::: ENTRIES
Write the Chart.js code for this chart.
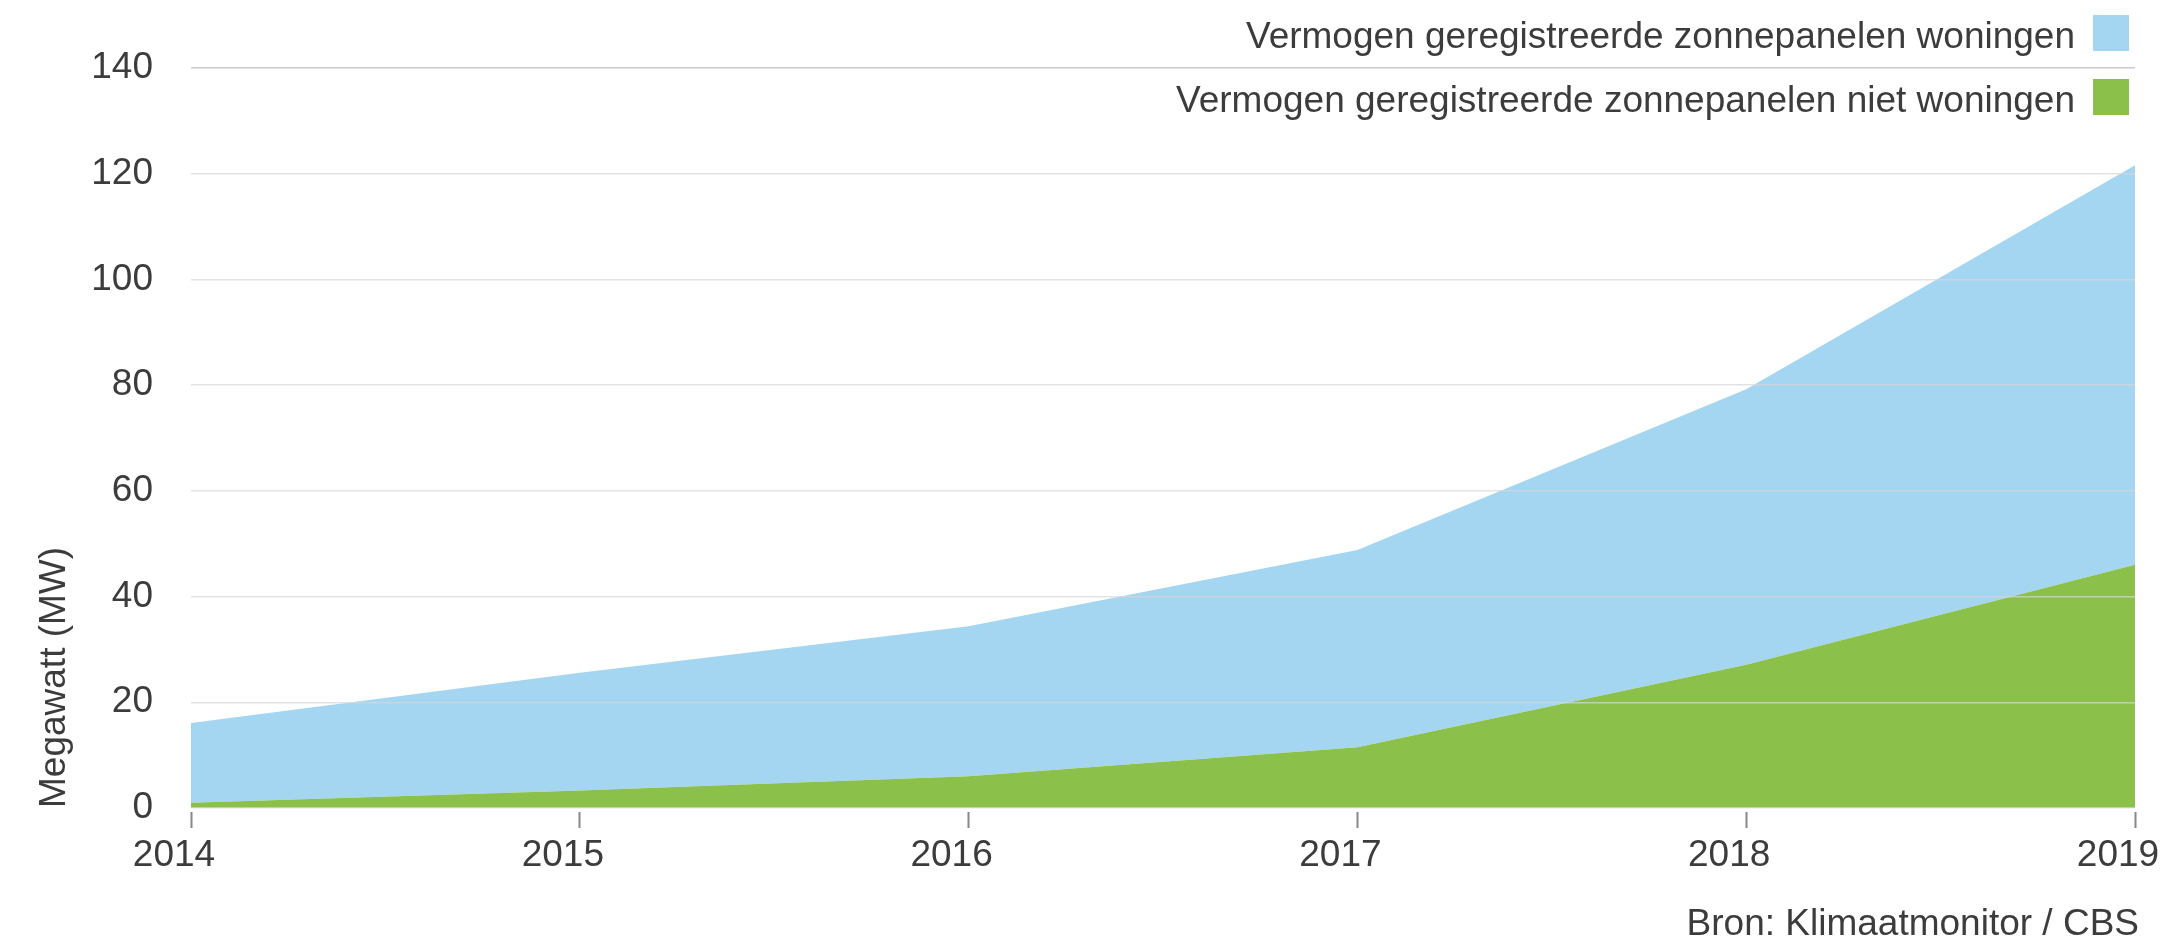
<!DOCTYPE html>
<html>
<head>
<meta charset="utf-8">
<script src="https://cdn.jsdelivr.net/npm/chart.js@4.4.1/dist/chart.umd.min.js"></script>
<style>
  body { margin: 0; background: #fff; }
  #wrap { position: relative; width: 2166px; height: 942px; font-family: 'Liberation Sans', Arial, sans-serif; color: #3c3c3c; }
  .legend-row { position: absolute; right: 37px; height: 36px; display: flex; align-items: center; font-size: 37px; white-space: nowrap; }
  .legend-row .box { width: 36px; height: 36px; margin-left: 18px; }
  .legend-row .txt { position: relative; top: 3px; }
  #source { position: absolute; right: 27px; top: 903px; font-size: 37px; line-height: 40px; }
</style>
</head>
<body>
<div id="wrap">
  <canvas id="myChart"></canvas>
  <div class="legend-row" style="top:15px"><span class="txt">Vermogen geregistreerde zonnepanelen woningen</span><span class="box" style="background:#a5d6f1"></span></div>
  <div class="legend-row" style="top:79px"><span class="txt">Vermogen geregistreerde zonnepanelen niet woningen</span><span class="box" style="background:#8bc14b"></span></div>
  <div id="source">Bron: Klimaatmonitor / CBS</div>
</div>
<script>
// data (MW)
const years = ['2014', '2015', '2016', '2017', '2018', '2019'];
const nietWoningen = [1.0, 3.3, 6.0, 11.5, 27.1, 46.0];
const woningen = [15.1, 22.3, 28.4, 37.3, 52.1, 75.6];
const yMin = 0, yMax = 140, yStep = 20;

const labelFont = { family: "'Liberation Sans', Arial, sans-serif", size: 37 };

document.addEventListener("DOMContentLoaded", function () {
    const ctx = document.getElementById('myChart').getContext('2d');

    const myChart = new Chart(ctx, {
        type: 'line',
        data: {
            labels: years,
            datasets: [{
                label: 'Vermogen geregistreerde zonnepanelen niet woningen',
                data: nietWoningen,
                backgroundColor: '#8bc14b',
                borderWidth: 0,
                pointRadius: 0,
                fill: 'origin'
            }, {
                label: 'Vermogen geregistreerde zonnepanelen woningen',
                data: woningen,
                backgroundColor: '#a5d6f1',
                borderWidth: 0,
                pointRadius: 0,
                fill: '-1'
            }]
        },
        options: {
            responsive: true,
            maintainAspectRatio: false,
            animation: false,
            layout: { padding: { top: 68, right: 31, bottom: 0, left: 0 } },
            plugins: {
                legend: { display: false },
                tooltip: { enabled: false }
            },
            elements: { line: { tension: 0 } },
            scales: {
                x: {
                    grid: {
                        drawOnChartArea: false,
                        tickLength: 20,
                        tickColor: '#888',
                        tickWidth: 2,
                        tickBorderDash: [0, 4, 16, 100] // small gap below the axis
                    },
                    border: { display: false },
                    ticks: {
                        font: labelFont,
                        color: '#3c3c3c',
                        padding: 6,
                        labelOffset: -17,
                        maxRotation: 0,
                        autoSkip: false
                    },
                    afterFit: function (scale) {
                        scale.height = 134;
                        scale.paddingLeft = 0;
                        scale.paddingRight = 0;
                    }
                },
                y: {
                    stacked: true,
                    min: yMin,
                    max: yMax,
                    grid: {
                        z: 1,
                        drawTicks: false,
                        color: function (c) {
                            return c.tick && c.tick.value === yMax ? '#cccccc' : 'rgba(215,215,215,0.7)';
                        },
                        lineWidth: 1.5
                    },
                    border: { display: false },
                    ticks: {
                        stepSize: yStep,
                        font: labelFont,
                        color: '#3c3c3c',
                        padding: 38
                    },
                    title: {
                        display: true,
                        text: 'Megawatt (MW)',
                        align: 'start',
                        font: labelFont,
                        color: '#3c3c3c',
                        padding: { top: 33, bottom: 0 }
                    },
                    afterFit: function (scale) {
                        scale.width = 191;
                        scale.paddingTop = 0;
                        scale.paddingBottom = 0;
                    }
                }
            }
        }
    });
});
</script>
</body>
</html>
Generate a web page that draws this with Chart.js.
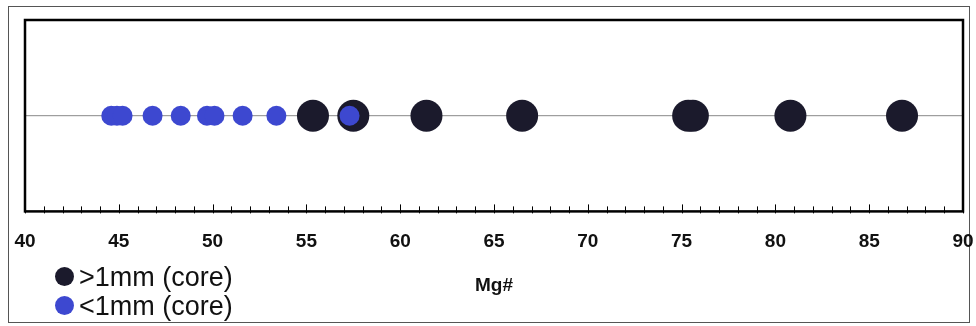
::::::
**STATED GOAL**
Provide the count, and nothing else, of lines in the data above where the word "this" occurs.

**COMPLETE ANSWER**
2